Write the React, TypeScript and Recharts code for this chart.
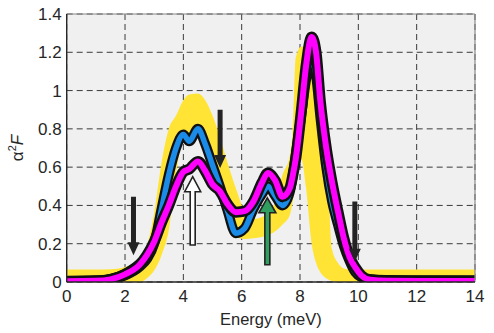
import {
  Area,
  CartesianGrid,
  ComposedChart,
  Label,
  Line,
  ReferenceLine,
  XAxis,
  YAxis,
} from "recharts";

// energy grid (meV) shared by every curve
const energy = [
  0, 1, 1.5, 2, 2.5, 2.75, 3, 3.25, 3.5, 3.75, 4, 4.2, 4.5, 4.75, 5, 5.25, 5.5,
  5.8, 6.1, 6.4, 6.7, 6.9, 7.15, 7.4, 7.65, 7.75, 7.85, 8.05, 8.2, 8.4, 8.55,
  8.7, 8.9, 9.1, 9.3, 9.5, 9.7, 9.9, 10.1, 10.4, 11, 12, 14,
];

// yellow shaded band (lower / upper edge)
const bandLow = [
  0, 0, 0, 0, 0, 0.02, 0.06, 0.14, 0.27, 0.56, 0.74, 0.72, 0.76, 0.68, 0.58,
  0.47, 0.35, 0.235, 0.225, 0.228, 0.235, 0.245, 0.265, 0.3, 0.35, 0.42, 0.52,
  0.64, 0.5, 0.2, 0.1, 0.05, 0.02, 0.005, 0, 0, 0, 0, 0, 0, 0, 0, 0,
];
const bandHigh = [
  0.065, 0.065, 0.066, 0.078, 0.12, 0.19, 0.36, 0.62, 0.8, 0.87, 0.95, 0.98,
  0.985, 0.95, 0.87, 0.76, 0.63, 0.49, 0.37, 0.33, 0.34, 0.355, 0.42, 0.56,
  0.66, 0.8, 1.17, 1.23, 1.225, 1.2, 1.17, 1.14, 0.8, 0.17, 0.1, 0.07, 0.065,
  0.065, 0.065, 0.065, 0.065, 0.065, 0.065,
];

const blueCurve = [
  0.005, 0.008, 0.014, 0.035, 0.08, 0.12, 0.2, 0.38, 0.56, 0.7, 0.77, 0.735,
  0.8, 0.72, 0.61, 0.5, 0.38, 0.255, 0.28, 0.38, 0.46, 0.5, 0.45, 0.4, 0.47,
  0.555, 0.66, 0.88, 1.05, 1.16, 1.08, 0.86, 0.6, 0.42, 0.3, 0.19, 0.11, 0.05,
  0.025, 0.014, 0.01, 0.008, 0.006,
];
const blackCurve = [
  0.015, 0.022, 0.035, 0.065, 0.12, 0.16, 0.25, 0.39, 0.56, 0.7, 0.77, 0.735,
  0.8, 0.72, 0.61, 0.5, 0.38, 0.26, 0.285, 0.38, 0.46, 0.5, 0.45, 0.405, 0.47,
  0.555, 0.66, 0.87, 1.03, 1.12, 1.06, 0.87, 0.62, 0.44, 0.32, 0.2, 0.12, 0.07,
  0.045, 0.032, 0.028, 0.027, 0.027,
];
const magentaCurve = [
  0.004, 0.006, 0.014, 0.04, 0.09, 0.14, 0.21, 0.31, 0.4, 0.5, 0.575, 0.59,
  0.63, 0.58, 0.51, 0.475, 0.41, 0.365, 0.37, 0.42, 0.52, 0.57, 0.53, 0.445,
  0.49, 0.555, 0.64, 0.9, 1.12, 1.28, 1.2, 0.94, 0.7, 0.52, 0.37, 0.23, 0.13,
  0.075, 0.035, 0.012, 0.006, 0.005, 0.005,
];

const xTicks = [0, 2, 4, 6, 8, 10, 12, 14];
const yTicks = [0, 0.2, 0.4, 0.6, 0.8, 1, 1.2, 1.4];

// arrows: energy, tail value, tip value, style
const arrows = [
  { x: 2.29, from: 0.445, to: 0.14, kind: "solid" },
  { x: 5.26, from: 0.9, to: 0.595, kind: "solid" },
  { x: 4.32, from: 0.193, to: 0.55, kind: "hollow" },
  { x: 6.88, from: 0.09, to: 0.44, kind: "green" },
  { x: 9.88, from: 0.42, to: 0.106, kind: "solid" },
];

const data = energy.map((e, i) => ({
  e,
  band: [bandLow[i], bandHigh[i]],
  blue: blueCurve[i],
  black: blackCurve[i],
  magenta: magentaCurve[i],
}));

const font = "'Liberation Sans', Arial, Helvetica, sans-serif";

const arrowStyle: Record<string, { shaft: number; head: number; len: number; fill: string; stroke: string }> = {
  solid: { shaft: 5, head: 12, len: 13, fill: "#232323", stroke: "none" },
  hollow: { shaft: 5, head: 16, len: 15, fill: "#ffffff", stroke: "#232323" },
  green: { shaft: 5, head: 17, len: 15, fill: "#2f9e5f", stroke: "#232323" },
};

const Arrow = (props: any) => {
  const { x1, y1, y2, kind } = props;
  const s = arrowStyle[kind];
  const d = y2 > y1 ? 1 : -1;
  const neck = y2 - d * s.len;
  const path = `M${x1 - s.shaft / 2},${y1} L${x1 - s.shaft / 2},${neck} L${x1 - s.head / 2},${neck} L${x1},${y2} L${x1 + s.head / 2},${neck} L${x1 + s.shaft / 2},${neck} L${x1 + s.shaft / 2},${y1} Z`;
  return (
    <path
      d={path}
      fill={s.fill}
      stroke={s.stroke}
      strokeWidth={s.stroke === "none" ? 0 : 1.6}
      strokeLinejoin="miter"
    />
  );
};

export default function App() {
  return (
    <div style={{ position: "absolute", left: 0, top: 0, width: 494, height: 333, background: "#fff" }}>
      <ComposedChart
        width={494}
        height={333}
        data={data}
        margin={{ top: 14, right: 19, bottom: 0, left: 0 }}
      >
        <CartesianGrid
          stroke="#3a3a3a"
          strokeDasharray="6 4"
          fill="#f0f0f0"
          fillOpacity={1}
        />
        <XAxis
          dataKey="e"
          type="number"
          domain={[0, 14]}
          ticks={xTicks}
          allowDataOverflow
          height={51}
          tickLine={false}
          axisLine={{ stroke: "#262626", strokeWidth: 1.4 }}
          tick={{ fill: "#262626", fontSize: 17, fontFamily: font }}
        >
          <Label
            content={({ viewBox }: any) => (
              <text
                x={viewBox.x + viewBox.width / 2}
                y={viewBox.y + 43}
                textAnchor="middle"
                fill="#262626"
                fontSize={16.5}
                fontFamily={font}
              >
                Energy (meV)
              </text>
            )}
          />
        </XAxis>
        <YAxis
          type="number"
          domain={[0, 1.4]}
          ticks={yTicks}
          allowDataOverflow
          width={66.7}
          tickLine={false}
          tickSize={3}
          tickMargin={2}
          axisLine={{ stroke: "#262626", strokeWidth: 1.4 }}
          tick={{ fill: "#262626", fontSize: 17, fontFamily: font }}
        >
          <Label
            content={({ viewBox }: any) => (
              <text
                transform={`translate(23, ${viewBox.y + viewBox.height / 2}) rotate(-90)`}
                textAnchor="middle"
                fill="#262626"
                fontSize={17}
                fontFamily={font}
              >
                <tspan>α</tspan>
                <tspan dy={-7} fontSize={11}>2</tspan>
                <tspan dy={7} fontStyle="italic">F</tspan>
              </text>
            )}
          />
        </YAxis>

        <Area
          dataKey="band"
          type="monotone"
          stroke="none"
          fill="#ffe435"
          fillOpacity={1}
          isAnimationActive={false}
          activeDot={false}
        />
        <Line dataKey="black" type="monotone" stroke="#111" strokeWidth={2.5} dot={false} activeDot={false} isAnimationActive={false} strokeLinejoin="round" />
        <Line dataKey="blue" type="monotone" stroke="#111" strokeWidth={10} dot={false} activeDot={false} isAnimationActive={false} strokeLinejoin="round" />
        <Line dataKey="blue" type="monotone" stroke="#1a8be6" strokeWidth={5.5} dot={false} activeDot={false} isAnimationActive={false} strokeLinejoin="round" />
        <Line dataKey="magenta" type="monotone" stroke="#111" strokeWidth={11} dot={false} activeDot={false} isAnimationActive={false} strokeLinejoin="round" />
        <Line dataKey="magenta" type="monotone" stroke="#ff00ff" strokeWidth={6} dot={false} activeDot={false} isAnimationActive={false} strokeLinejoin="round" />

        <ReferenceLine y={1.4} stroke="#8a8a8a" strokeWidth={1.2} />
        <ReferenceLine x={14} stroke="#8a8a8a" strokeWidth={1.2} />

        {arrows.map((a, i) => (
          <ReferenceLine
            key={`arrow-${i}`}
            segment={[
              { x: a.x, y: a.from },
              { x: a.x, y: a.to },
            ]}
            ifOverflow="visible"
            shape={(p: any) => <Arrow {...p} kind={a.kind} />}
          />
        ))}
      </ComposedChart>
    </div>
  );
}
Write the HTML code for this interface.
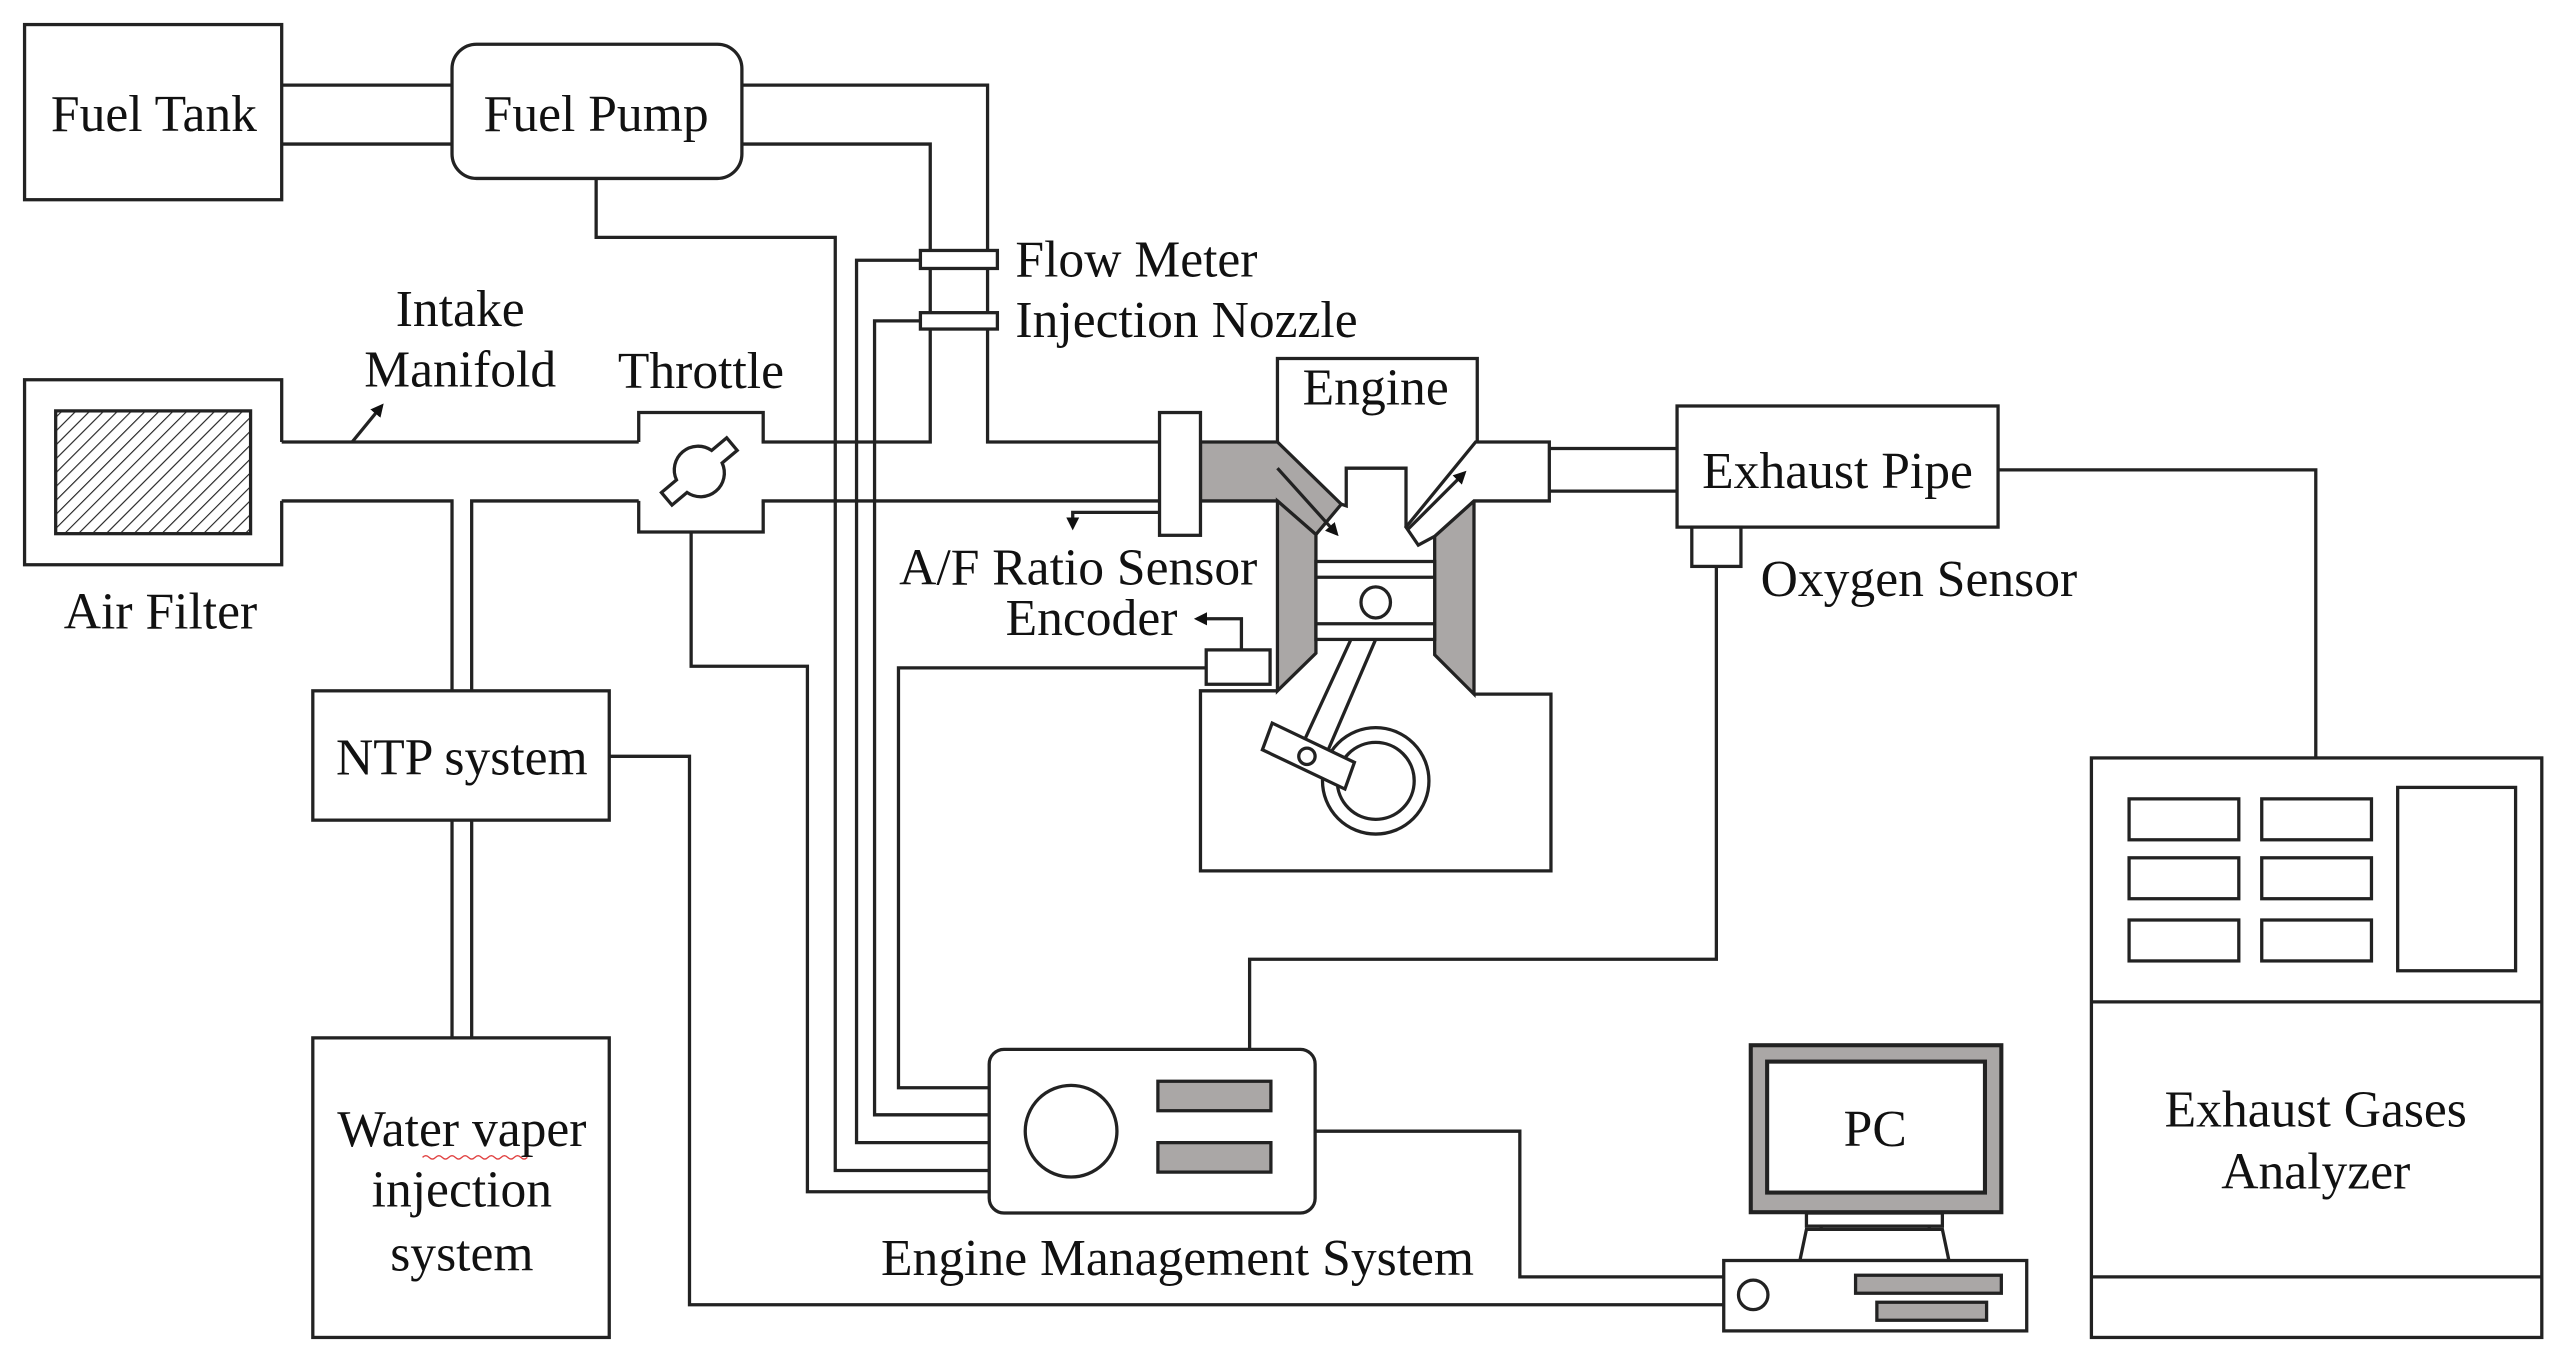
<!DOCTYPE html>
<html><head><meta charset="utf-8"><style>
html,body{margin:0;padding:0;background:#fff;}
svg{display:block;}
text{font-family:"Liberation Serif",serif;font-size:31.5px;fill:#111;}
</style></head><body>
<svg width="2568" height="1362" viewBox="0 0 1568 832" preserveAspectRatio="none" xmlns="http://www.w3.org/2000/svg">
<defs>
<pattern id="h" width="6" height="6" patternUnits="userSpaceOnUse" patternTransform="rotate(45)">
<line x1="0" y1="0" x2="0" y2="6" stroke="#222" stroke-width="1.4"/>
</pattern>
<marker id="ah" markerWidth="8" markerHeight="8" refX="6" refY="4" orient="auto" markerUnits="userSpaceOnUse">
<path d="M0,0 L8,4 L0,8 z" fill="#111"/>
</marker>
</defs>
<rect width="1568" height="832" fill="#fff"/>
<g fill="none" stroke="#222" stroke-width="2">
<rect x="15" y="15" width="157" height="107" fill="#fff"/>
<rect x="276" y="27" width="177" height="82" rx="15" fill="#fff"/>
<line x1="172" y1="52" x2="276" y2="52"/>
<line x1="172" y1="88" x2="276" y2="88"/>
<polyline points="453,52 603,52 603,270 708,270"/>
<polyline points="453,88 568,88 568,270 465,270"/>
<polyline points="364,109 364,145 510,145 510,715 604,715"/>
<polyline points="562,159 523,159 523,698 604,698"/>
<polyline points="562,196 534,196 534,681 604,681"/>
<rect x="562" y="153" width="47" height="11" fill="#fff"/>
<rect x="562" y="191" width="47" height="10" fill="#fff"/>
<polyline points="172,270 172,232 15,232 15,345 172,345 172,306"/>
<rect x="34" y="251" width="119" height="75" fill="url(#h)"/>
<line x1="172" y1="270" x2="390" y2="270"/>
<polyline points="172,306 276,306 276,422"/>
<polyline points="288,422 288,306 390,306"/>
<line x1="465" y1="306" x2="708" y2="306"/>
<polyline points="390,270 390,252 466,252 466,270"/>
<polyline points="390,306 390,325 466,325 466,306"/>
<g transform="translate(427,288) rotate(-40)">
<path d="M-14,-5 A14.5,14.5 0 0 1 14,-5 L26,-5 L26,5 L14,5 A14.5,14.5 0 0 1 -14,5 L-26,5 L-26,-5 Z"/>
</g>
<polyline points="422,325 422,407 493,407 493,728 604,728"/>
<line x1="215" y1="270" x2="233" y2="248" marker-end="url(#ah)"/>
<rect x="191" y="422" width="181" height="79" fill="#fff"/>
<line x1="276" y1="501" x2="276" y2="634"/>
<line x1="288" y1="501" x2="288" y2="634"/>
<rect x="191" y="634" width="181" height="183" fill="#fff"/>
<polyline points="372,462 421,462 421,797 1052,797"/>
<polyline points="708,313 655,313 655,322" marker-end="url(#ah)"/>
<polyline points="780,270 780,219 902,219 902,270"/>
<polygon points="733,270 780,270 819,308 803.5,326.5 780,306 733,306" fill="#aaa7a6"/>
<polygon points="780,306 803.5,326.5 803.5,399 780,422" fill="#aaa7a6"/>
<polygon points="900,306 876,327.6 876,400 900,424" fill="#aaa7a6"/>
<polyline points="819,308 822,309 822,286 858.5,286 858.5,322"/>
<polygon points="946,270 901,270 858.5,322 866,333 876,327.6 900,306 946,306" fill="#fff"/>
<rect x="708" y="252" width="25" height="75" fill="#fff"/>
<line x1="780" y1="286" x2="816" y2="326" marker-end="url(#ah)"/>
<line x1="860" y1="323" x2="894" y2="289" marker-end="url(#ah)"/>
<rect x="803.5" y="343" width="72.5" height="47.6" fill="#fff"/>
<line x1="803.5" y1="352.6" x2="876" y2="352.6"/>
<line x1="803.5" y1="381" x2="876" y2="381"/>
<ellipse cx="840" cy="368" rx="9" ry="9.5"/>
<polyline points="780,422 733,422 733,532 947,532 947,424 900,424"/>
<circle cx="840" cy="477" r="32.5" fill="#fff"/>
<circle cx="840" cy="477" r="23.5"/>
<line x1="824.7" y1="391" x2="797" y2="451"/>
<line x1="839.8" y1="391" x2="811" y2="458"/>
<polygon points="770.8,458 776.8,441.7 827,465.7 821.2,482" fill="#fff"/>
<circle cx="798" cy="462" r="5"/>
<rect x="736.5" y="397" width="39" height="21" fill="#fff"/>
<polyline points="736.5,408 548.6,408 548.6,664.5 604,664.5"/>
<polyline points="758,397 758,378 731,378" marker-end="url(#ah)"/>
<line x1="946" y1="274" x2="1024" y2="274"/>
<line x1="946" y1="300" x2="1024" y2="300"/>
<rect x="1024" y="248" width="196" height="74" fill="#fff"/>
<rect x="1033" y="322" width="30" height="24" fill="#fff"/>
<polyline points="1220,287 1414,287 1414,463"/>
<polyline points="1048,346 1048,586 763,586 763,641"/>
<rect x="604" y="641" width="199" height="100" rx="9" fill="#fff"/>
<circle cx="654" cy="691" r="28"/>
<rect x="707" y="660.5" width="69" height="18" fill="#aaa7a6"/>
<rect x="707" y="698" width="69" height="18" fill="#aaa7a6"/>
<polyline points="803,691 928,691 928,780 1052,780"/>
<rect x="1069" y="638.5" width="153" height="102" fill="#aaa7a6" stroke-width="2.5"/>
<rect x="1079" y="648.5" width="133" height="80" fill="#fff" stroke-width="2.5"/>
<rect x="1103" y="741" width="83" height="8" fill="#fff"/>
<rect x="1112" y="749" width="66" height="7" fill="#fff"/>
<polygon points="1103,751 1186,751 1190,770 1099,770" fill="#fff"/>
<rect x="1052.5" y="770" width="185" height="43" fill="#fff"/>
<circle cx="1070.5" cy="791" r="9"/>
<rect x="1133" y="779" width="89" height="11" fill="#aaa7a6"/>
<rect x="1146" y="795.5" width="67" height="11" fill="#aaa7a6"/>
<rect x="1277" y="463" width="275" height="354" fill="#fff"/>
<line x1="1277" y1="612" x2="1552" y2="612"/>
<line x1="1277" y1="780" x2="1552" y2="780"/>
<rect x="1300" y="488" width="67" height="25"/>
<rect x="1381" y="488" width="67" height="25"/>
<rect x="1300" y="524" width="67" height="25"/>
<rect x="1381" y="524" width="67" height="25"/>
<rect x="1300" y="562" width="67" height="25"/>
<rect x="1381" y="562" width="67" height="25"/>
<rect x="1464" y="481" width="72" height="112"/>
</g>
<path d="M258,707 q2,-2 4,0 t4,0 t4,0 t4,0 t4,0 t4,0 t4,0 t4,0 t4,0 t4,0 t4,0 t4,0 t4,0 t4,0 t4,0 t4,0" fill="none" stroke="#e04040" stroke-width="0.8"/>
<text x="94" y="80" text-anchor="middle">Fuel Tank</text>
<text x="364" y="80" text-anchor="middle">Fuel Pump</text>
<text x="620" y="169">Flow Meter</text>
<text x="620" y="206">Injection Nozzle</text>
<text x="281" y="199" text-anchor="middle">Intake</text>
<text x="281" y="236" text-anchor="middle">Manifold</text>
<text x="428" y="237" text-anchor="middle">Throttle</text>
<text x="840" y="247" text-anchor="middle">Engine</text>
<text x="1122" y="298" text-anchor="middle">Exhaust Pipe</text>
<text x="1075" y="364">Oxygen Sensor</text>
<text x="549" y="357">A/F Ratio Sensor</text>
<text x="614" y="388">Encoder</text>
<text x="98" y="384" text-anchor="middle">Air Filter</text>
<text x="282" y="473" text-anchor="middle">NTP system</text>
<text x="282" y="700" text-anchor="middle">Water vaper</text>
<text x="282" y="737" text-anchor="middle">injection</text>
<text x="282" y="776" text-anchor="middle">system</text>
<text x="719" y="779" text-anchor="middle">Engine Management System</text>
<text x="1145" y="700" text-anchor="middle">PC</text>
<text x="1414" y="688" text-anchor="middle">Exhaust Gases</text>
<text x="1414" y="726" text-anchor="middle">Analyzer</text>
</svg>
</body></html>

_ _ _ _ _ _ _

▶ **STATED PROBLEM**
Check each line of the records for the word "Write" and extract those that contain it.

▶ **WORKED ANSWER**
Write the React, TypeScript and Recharts code for this chart.
Write the HTML code for this interface.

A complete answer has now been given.